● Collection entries
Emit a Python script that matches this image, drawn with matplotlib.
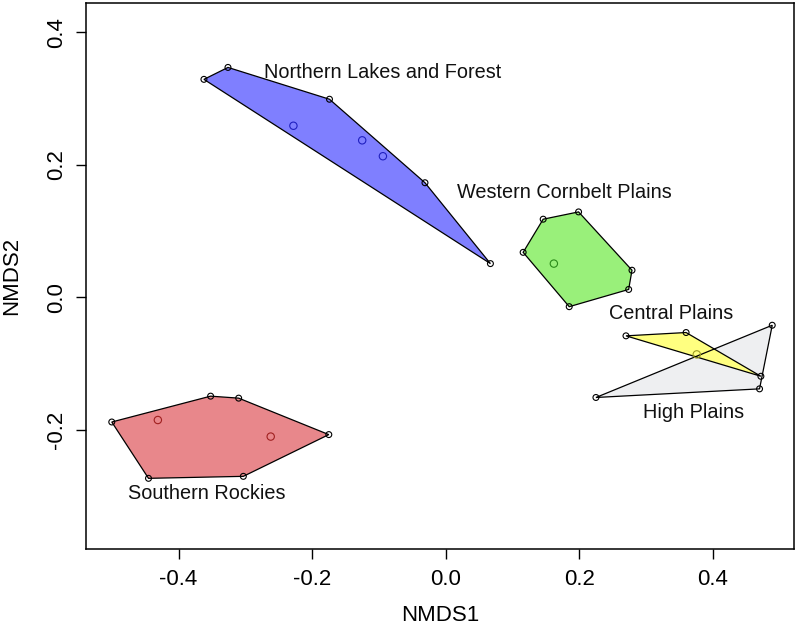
import matplotlib.pyplot as plt
from matplotlib.patches import Polygon

plt.rcParams["font.family"] = ["Liberation Sans", "DejaVu Sans"]

# NMDS scores per ecoregion
nlf_x = [-0.362, -0.326, -0.174, -0.228, -0.125, -0.094, -0.031, 0.067]
nlf_y = [0.329, 0.347, 0.299, 0.259, 0.237, 0.213, 0.173, 0.051]

wcp_x = [0.146, 0.199, 0.116, 0.162, 0.279, 0.274, 0.185]
wcp_y = [0.118, 0.129, 0.068, 0.051, 0.041, 0.012, -0.014]

cp_x = [0.270, 0.360, 0.376, 0.472]
cp_y = [-0.058, -0.053, -0.086, -0.119]

hp_x = [0.225, 0.489, 0.470]
hp_y = [-0.151, -0.042, -0.138]

sr_x = [-0.500, -0.352, -0.310, -0.431, -0.262, -0.175, -0.303, -0.445]
sr_y = [-0.188, -0.149, -0.152, -0.185, -0.210, -0.207, -0.270, -0.273]

# drawing order: High Plains under Central Plains
groups = [
    ("Northern Lakes and Forest", nlf_x, nlf_y, "#7f7fff", "#2020c0", (-0.094, 0.340)),
    ("Western Cornbelt Plains", wcp_x, wcp_y, "#99f07a", "#2a8a1a", (0.178, 0.159)),
    ("High Plains", hp_x, hp_y, "#eeeff1", "#555555", (0.371, -0.174)),
    ("Central Plains", cp_x, cp_y, "#ffff80", "#9a9a20", (0.337, -0.024)),
    ("Southern Rockies", sr_x, sr_y, "#e8878b", "#a02020", (-0.358, -0.296)),
]


def hull(xs, ys):
    pts = sorted(set(zip(xs, ys)))
    if len(pts) < 3:
        return pts

    def cross(o, a, b):
        return (a[0] - o[0]) * (b[1] - o[1]) - (a[1] - o[1]) * (b[0] - o[0])

    lower, upper = [], []
    for p in pts:
        while len(lower) >= 2 and cross(lower[-2], lower[-1], p) <= 0:
            lower.pop()
        lower.append(p)
    for p in reversed(pts):
        while len(upper) >= 2 and cross(upper[-2], upper[-1], p) <= 0:
            upper.pop()
        upper.append(p)
    return lower[:-1] + upper[:-1]


fig = plt.figure(figsize=(8, 6.27), dpi=100)
ax = fig.add_axes([0.108, 0.124, 0.884, 0.871])

for i, (nome, xs, ys, fill, pcol, lab) in enumerate(groups):
    h = hull(xs, ys)
    # fill first, outlines on top of all fills
    ax.add_patch(Polygon(h, closed=True, facecolor=fill, edgecolor="none",
                         zorder=1 + i * 0.01))
    ax.add_patch(Polygon(h, closed=True, facecolor="none", edgecolor="black",
                         linewidth=0.9, zorder=2))
    hs = set(h)
    inner = [(x, y) for x, y in zip(xs, ys) if (x, y) not in hs]
    ax.scatter([p[0] for p in h], [p[1] for p in h], s=18, facecolors="none",
               edgecolors="black", linewidths=0.8, zorder=3)
    if inner:
        ax.scatter([p[0] for p in inner], [p[1] for p in inner], s=28,
                   facecolors="none", edgecolors=pcol, linewidths=0.8, zorder=3)
    ax.text(lab[0], lab[1], nome, ha="center", va="center", fontsize=14.3,
            color="#111111", zorder=4)

ax.set_xlim(-0.538, 0.521)
ax.set_ylim(-0.380, 0.444)
ax.set_xticks([-0.4, -0.2, 0.0, 0.2, 0.4])
ax.set_xticklabels(["-0.4", "-0.2", "0.0", "0.2", "0.4"])
ax.set_yticks([-0.2, 0.0, 0.2, 0.4])
ax.set_yticklabels(["-0.2", "0.0", "0.2", "0.4"], rotation=90, va="center")
ax.tick_params(direction="out", length=7, width=1, labelsize=16, pad=7)
for s in ax.spines.values():
    s.set_linewidth(1.1)

ax.set_xlabel("NMDS1", fontsize=16, labelpad=11)
ax.set_ylabel("NMDS2", fontsize=16, labelpad=17)

fig.savefig("out.png", dpi=100)
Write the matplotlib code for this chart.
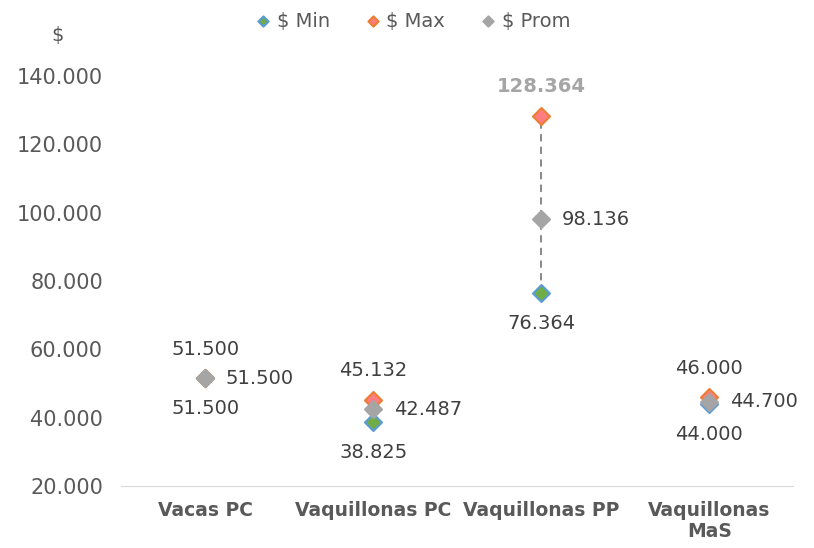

● Problem
Write out, word for word, the lines from the start of the data through the one holding "cp_y = [-0.058, -0.053, -0.086, -0.119]". Omit pictures.

● Response to this exercise
Emit a Python script that matches this image, drawn with matplotlib.
import matplotlib.pyplot as plt
from matplotlib.patches import Polygon

plt.rcParams["font.family"] = ["Liberation Sans", "DejaVu Sans"]

# NMDS scores per ecoregion
nlf_x = [-0.362, -0.326, -0.174, -0.228, -0.125, -0.094, -0.031, 0.067]
nlf_y = [0.329, 0.347, 0.299, 0.259, 0.237, 0.213, 0.173, 0.051]

wcp_x = [0.146, 0.199, 0.116, 0.162, 0.279, 0.274, 0.185]
wcp_y = [0.118, 0.129, 0.068, 0.051, 0.041, 0.012, -0.014]

cp_x = [0.270, 0.360, 0.376, 0.472]
cp_y = [-0.058, -0.053, -0.086, -0.119]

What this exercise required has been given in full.